Here’s what mutual funds (MFs) are, and how they work.
Let’s say you and I had some money, about 1 lakh rupees each. And we have 8 other friends with the same idea. We all decide that we need to invest this in stocks, but we don’t have the time or energy to do research, tracking, buying selling etc. So we hire a manage who has the right experience and tell him - “Look, you can take up to 2.5% of the total value every year as your fees, but you buy shares that will grow over time, and sell when the time is ripe, etc.”
Ten of us have now put in a lakh each and the total corpus is Rs. 10 lakh.

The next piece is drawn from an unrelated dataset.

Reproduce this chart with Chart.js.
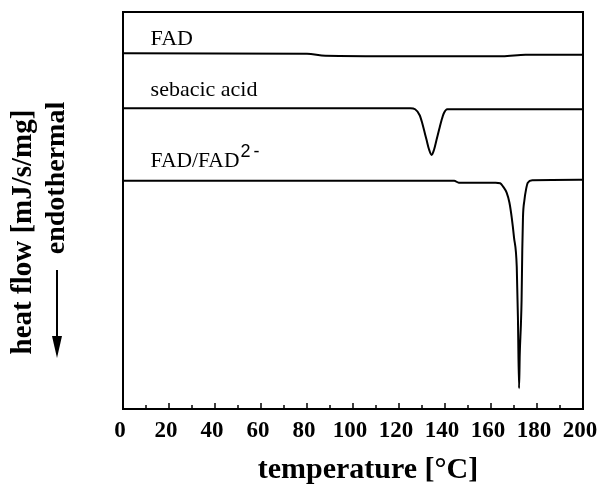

We decide that we will issue ‘units‘ to denote our interest in the fund, so we issue 1 lakh units at Rs. 10 each. (It’s like chips at a casino). So each person gets 10,000 units, corresponding to an investment of Rs. 1 lakh.
The manager, who is quite experienced and informed, makes stock-buying decisions based on what we, the investors, decided up front - i.e. only large cap stocks, or only technology stocks, at least 90% invested (only 10% cash) etc.
As the stock values grow, so does the total corpus value. Let us say the value has gone up to Rs. 15.6 lakh in two years. Now we have to pay the fund manager 2.5% every year, which works out to Rs. 60,000 for two years. That leaves Rs. 15 lakh. So the value of the 1 lakh ‘units’ is now Rs. 15 lakh, meaning each unit is now worth Rs. 15. This is called the ‘Net Asset Value‘ or the NAV. Since each of us has 10,000 units, our individual value is Rs. 1.5 lakh.
Now I decide to take a trip to Singapore and spend Rs. 75,000. So I sell half my units at the current NAV, meaning I sell 5000 units at Rs. 15. To give me money, the fund manager sells some stocks, and now the total corpus is down to Rs. 14.25 Lakhs. But that will again grow with time, but I will see lesser growth than anyone else in the fund because I have only 5000 units and while the others have 10,000.
One day, when the NAV is Rs. 15 per unit, the fund manager decides the market is going to fall. So he sells half the holdings. Now there is half the money in stocks and half the money in the bank. So the manager gives us the money in the bank as a ‘dividend.’ Let’s say he decides to give Rs. 5 per unit as a dividend, for 1 lakh units (ignore my selling bit for a moment here). The dividend would then be 50% (since the initial value of the unit was Rs. 10; your initial value stays the same even after the dividend)
So, each one of us get Rs. 50,000 as dividend. But now, the total corpus has fallen by Rs. 5 lakhs! The NAV (total corpus divided by no. of units) is going to fall by Rs. 5 per unit. So a dividend for this “mutual” fund is the same as no dividend - you get money, but your fund value goes down.
This is how mutual funds work.
Now funds can be misused (manager can run away etc.). Hence, the government has regulations for organised mutual funds. They must have a sponsor (usually a bank), a set of trustees (some independent), and an asset management company (AMC), which appoints a fund manager. Promotion of the fund is done through agents who are recognized by the Association of Mutual Funds in India (AMFI). These people get commissions to sell the mutual funds, and therefore mutual funds carry an ‘entry load’, which is usually between 2 to 2.5%. (This is apart from the AMC/Fund manager fee)
How to invest?
Go to your bank, or go to mutual fund sites online. They will give you forms to fill and you can write a cheque to the fund. The fund will then give you a “holding statement” with a folio number.
Selling (Redemption of units)
You can use your folio number to sell any of your units. Funds release their NAV regularly, sometimes daily. When you sell, it will be at a certain day’s NAV (usually the day you sell or the next working). And usually, you get the money in two-three days.
Some places allow you to invest online - Reliance Mutual Fund does that. HDFC bank’s Netbanking and ICICI Direct too give this facility.
Types of Funds
Mutual funds can invest in anything - not just stocks. There are those that invest in government bonds, fixed income securities, real estate, indexes, part debt-part equity, etc. Read the offer document of a mutual fund carefully before you invest, see what the fund will invest in, and how much.
There are open-ended and closed-ended funds. If you can buy anytime and sell anytime, the fund is open-ended. Closed-ended funds can only be sold at or after a certain date.